SALISBURY — A new bike route between downtown Salisbury and Salisbury University is imminent with the City Council accepting a $32,440 grant this week for the installation of pavement markings and signage on Riverside Drive and South Boulevard.
The bike routes are just a piece of the puzzle however, and the council also wishes to launch a public awareness campaign aimed at promoting shared awareness of roads by motorists, cyclists and pedestrians.
The $32,440 grant is coming in from the Maryland Department of Transportation (MDOT) Bikeways program. It will be used to create a well-marked bike lane along 1.18 miles of Riverside Drive and .37 miles of South Boulevard, connecting downtown and the university. It will include markings for dedicated bike lanes and shared bicycle/vehicle lanes as well as route signage.

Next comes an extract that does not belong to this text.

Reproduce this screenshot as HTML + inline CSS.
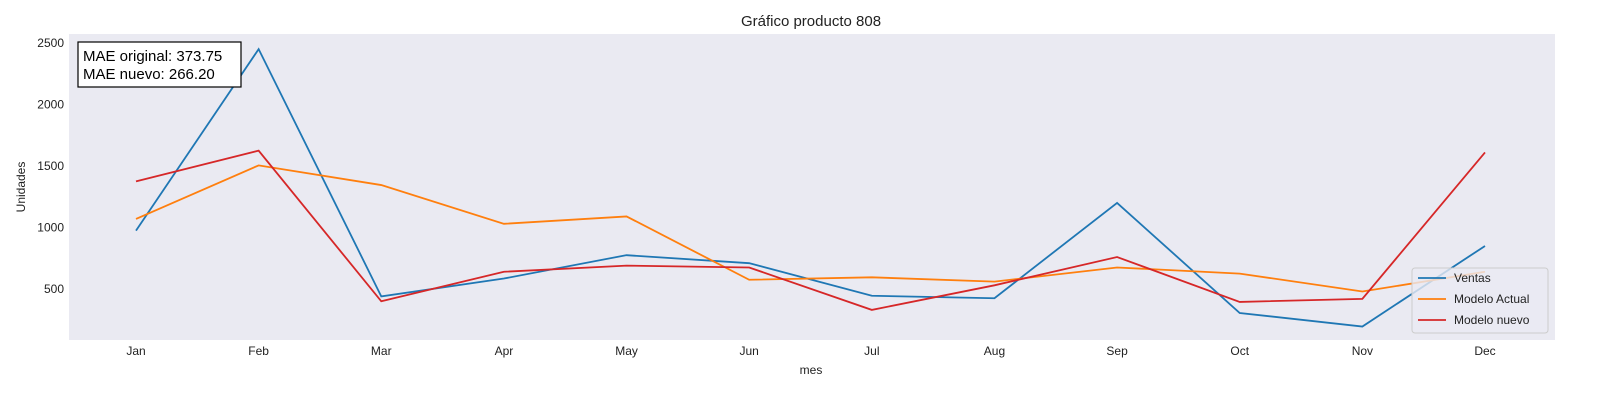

It may sound like it would be easy to throw together bike routes in Salisbury, said Councilwoman Terry Cohen, but it’s actually a difficult process that required substantial funding.
“A lot of people don’t understand what goes into creating [a bike route] and what the costs represent,” she said. “They think, ‘how much could paint cost, a decal or a sign?’ So it may be helpful just for the education of the public to give them some idea or show them comparable projects elsewhere.”
Cohen added that any such public awareness campaign should extend to the actual use of the bike lanes. The new bike route will increase safety for cyclists, but Cohen was adamant that it is up to everyone who uses Salisbury’s roadways to learn how to share.
“I would just like to say that it is everybody’s job. Here the city is doing their job but all bicyclists have to be aware to follow all of the laws and rules,” she said. “Vehicle drivers have the responsibility to be on the lookout, whether it’s bicyclists or motorcyclists, pedestrians, the same thing. Everybody’s got a stake in this.”
Important signage, like those urging people to treat bicycles as if they were vehicles, is posted but not everywhere in the city, said Councilwoman Laura Mitchell. She suggested adding some educational links to Salisbury’s website. The city is already looking at launching some kind of shared roads awareness campaign.
“We think that it would be relatively inexpensive and simple to put together something along the lines of a public service campaign,” said Tom Stevenson, city administrator.
The ordinance to create the bike lane unanimously passed its first reading this week and should be ratified at the council’s next legislative session Monday.